Detailed Questions & Answers

Q1: How do you efficiently find nearby drivers?

Answer: Multi-layered geospatial indexing approach:

1. Redis Geospatial Index

class GeospatialIndex:
    def __init__(self):
        self.redis_client = redis.Redis()
        
    async def update_driver_location(self, driver_id, lat, lng):
        # Add/update driver location in Redis geospatial index
        await self.redis_client.geoadd('active_drivers', lng, lat, driver_id)
        
        # Set TTL for automatic cleanup of inactive drivers
        await self.redis_client.expire(f"driver:{driver_id}", 300)
    
    async def find_nearby_drivers(self, lat, lng, radius_km=10):
        # Use GEORADIUS to find drivers within radius
        nearby = await self.redis_client.georadius(
            'active_drivers', lng, lat, radius_km, 
            unit='km', withdist=True, sort='ASC'
        )
        
        return [(driver_id, distance) for driver_id, distance in nearby]
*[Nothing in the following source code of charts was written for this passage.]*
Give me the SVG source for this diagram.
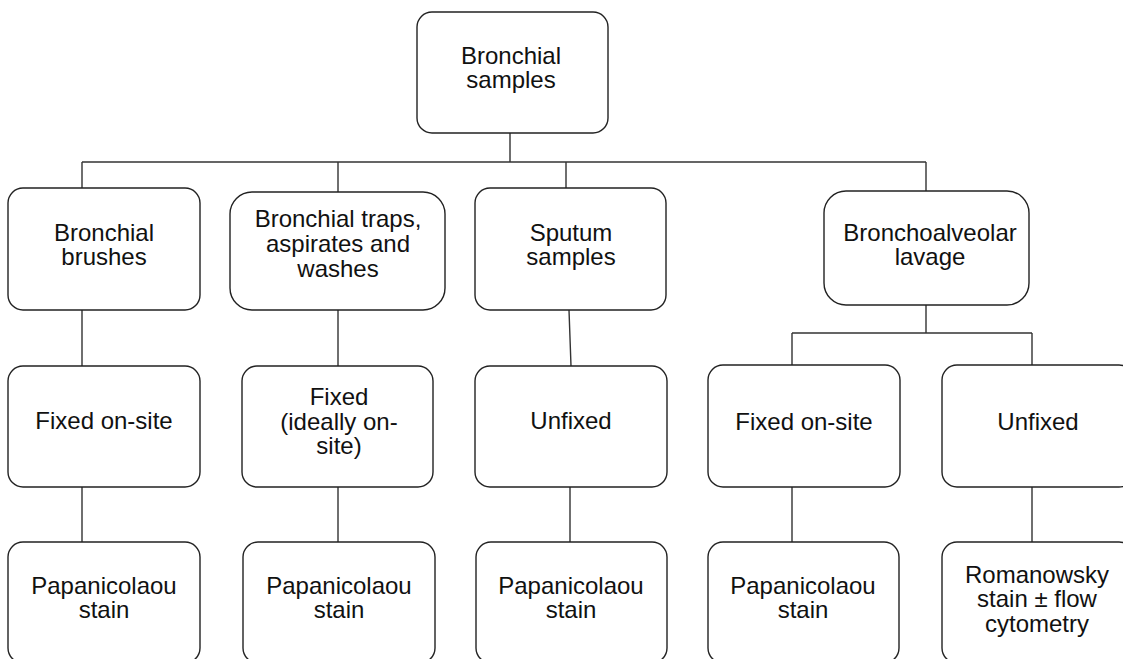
<svg xmlns="http://www.w3.org/2000/svg" width="1123" height="659" viewBox="0 0 1123 659">
<style>
.box{fill:#fff;stroke:#222;stroke-width:1.4}
.t{font-family:"Liberation Sans",Arial,Helvetica,sans-serif;font-size:24px;fill:#111;text-anchor:middle}
.c{stroke:#333;stroke-width:1.4;fill:none}
</style>
<rect width="1123" height="659" fill="#fff"/>
<g id="connectors">
<path class="c" d="M510,133V162M82,162H926M82,162V188M338,162V192M566,162V188M926,162V191"/>
<path class="c" d="M82,310V366M338,310V366M569,310L571,366"/>
<path class="c" d="M82,487V542M338,487V542M570,487V542"/>
<path class="c" d="M926,305V333M792,333H1032M792,333V365M1032,333V365M792,487V542M1032,487V542"/>
</g>
<g id="n-root"><rect class="box" x="417" y="12" width="191" height="121" rx="15"/><text class="t" x="511" y="64">Bronchial</text><text class="t" x="511" y="88">samples</text></g>
<g id="n-brushes"><rect class="box" x="8" y="188" width="192" height="122" rx="15"/><text class="t" x="104" y="241">Bronchial</text><text class="t" x="104" y="265">brushes</text></g>
<g id="n-traps"><rect class="box" x="230" y="192" width="215" height="118" rx="22"/><text class="t" x="338" y="227">Bronchial traps,</text><text class="t" x="338" y="252">aspirates and</text><text class="t" x="338" y="277">washes</text></g>
<g id="n-sputum"><rect class="box" x="475" y="188" width="191" height="122" rx="15"/><text class="t" x="571" y="241">Sputum</text><text class="t" x="571" y="265">samples</text></g>
<g id="n-bal"><rect class="box" x="824" y="191" width="205" height="114" rx="22"/><text class="t" x="930" y="241">Bronchoalveolar</text><text class="t" x="930" y="265">lavage</text></g>
<g id="n-fixed1"><rect class="box" x="8" y="366" width="192" height="121" rx="15"/><text class="t" x="104" y="429">Fixed on-site</text></g>
<g id="n-fixed2"><rect class="box" x="242" y="366" width="191" height="121" rx="15"/><text class="t" x="339" y="405">Fixed</text><text class="t" x="339" y="430">(ideally on-</text><text class="t" x="339" y="454">site)</text></g>
<g id="n-unfixed1"><rect class="box" x="475" y="366" width="192" height="121" rx="15"/><text class="t" x="571" y="429">Unfixed</text></g>
<g id="n-fixed3"><rect class="box" x="708" y="365" width="192" height="122" rx="15"/><text class="t" x="804" y="430">Fixed on-site</text></g>
<g id="n-unfixed2"><rect class="box" x="942" y="365" width="192" height="122" rx="15"/><text class="t" x="1038" y="430">Unfixed</text></g>
<g id="n-pap1"><rect class="box" x="8" y="542" width="192" height="121" rx="15"/><text class="t" x="104" y="594">Papanicolaou</text><text class="t" x="104" y="618">stain</text></g>
<g id="n-pap2"><rect class="box" x="243" y="542" width="192" height="121" rx="15"/><text class="t" x="339" y="594">Papanicolaou</text><text class="t" x="339" y="618">stain</text></g>
<g id="n-pap3"><rect class="box" x="476" y="542" width="191" height="121" rx="15"/><text class="t" x="571" y="594">Papanicolaou</text><text class="t" x="571" y="618">stain</text></g>
<g id="n-pap4"><rect class="box" x="708" y="542" width="191" height="121" rx="15"/><text class="t" x="803" y="594">Papanicolaou</text><text class="t" x="803" y="618">stain</text></g>
<g id="n-rom"><rect class="box" x="942" y="542" width="192" height="121" rx="15"/><text class="t" x="1037" y="583">Romanowsky</text><text class="t" x="1037" y="607">stain ± flow</text><text class="t" x="1037" y="632">cytometry</text></g>
</svg>
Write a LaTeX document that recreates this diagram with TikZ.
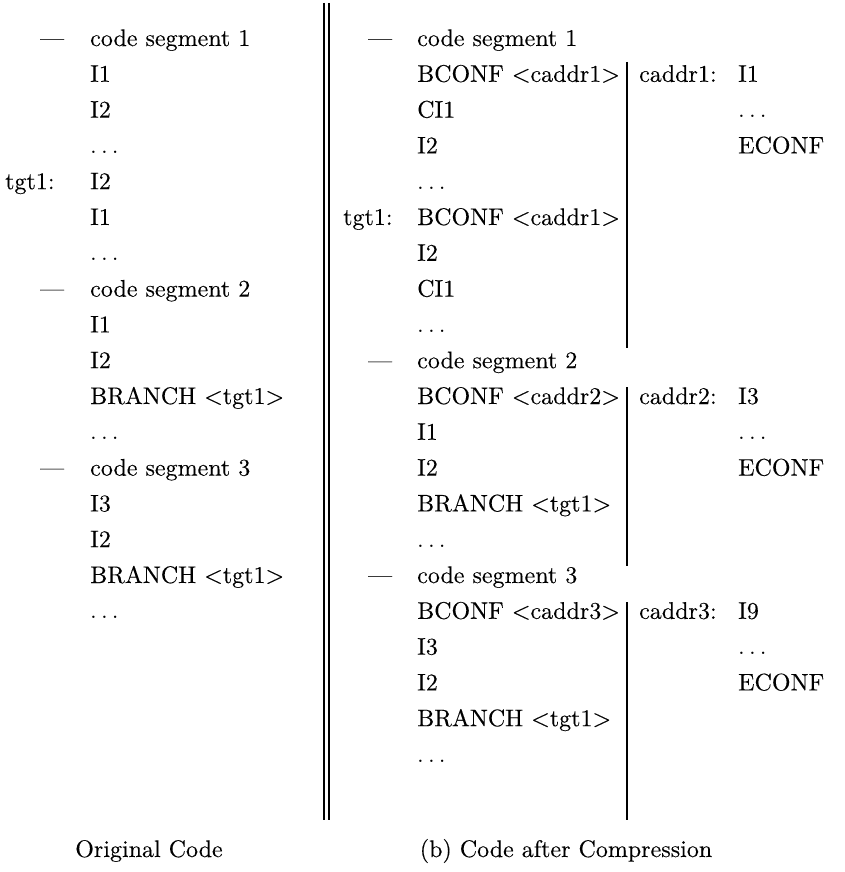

2. QuadTree for Hierarchical Search

class QuadTree:
    def __init__(self, bounds, max_points=10, max_depth=6):
        self.bounds = bounds  # (min_lat, min_lng, max_lat, max_lng)
        self.max_points = max_points
        self.max_depth = max_depth
        self.points = []
        self.children = []
        self.divided = False
        
    def insert(self, point):
        # point = {'id': driver_id, 'lat': lat, 'lng': lng}
        if not self.contains(point):
            return False
            
        if len(self.points) < self.max_points and not self.divided:
            self.points.append(point)
            return True
            
        if not self.divided:
            self.subdivide()
            
        // Try to insert in children
        FOR EACH child IN children:
            IF child.insert(point):
                RETURN true
                
        RETURN false
    
    FUNCTION query_range(range_bounds):
        // Find all points within the given bounds
        found_points = []
        
        IF NOT intersects(range_bounds):
            RETURN found_points
            
        // Check points in this node
        FOR EACH point IN points:
            IF point_in_range(point, range_bounds):
                found_points.ADD(point)
        
        // Check children if divided
        IF divided:
            FOR EACH child IN children:
                found_points.EXTEND(child.query_range(range_bounds))
                
        RETURN found_points

3. Database Index Optimization

// Spatial index for efficient geo queries
CREATE SPATIAL INDEX idx_driver_location ON drivers(GEOSPATIAL_POINT(current_lng, current_lat))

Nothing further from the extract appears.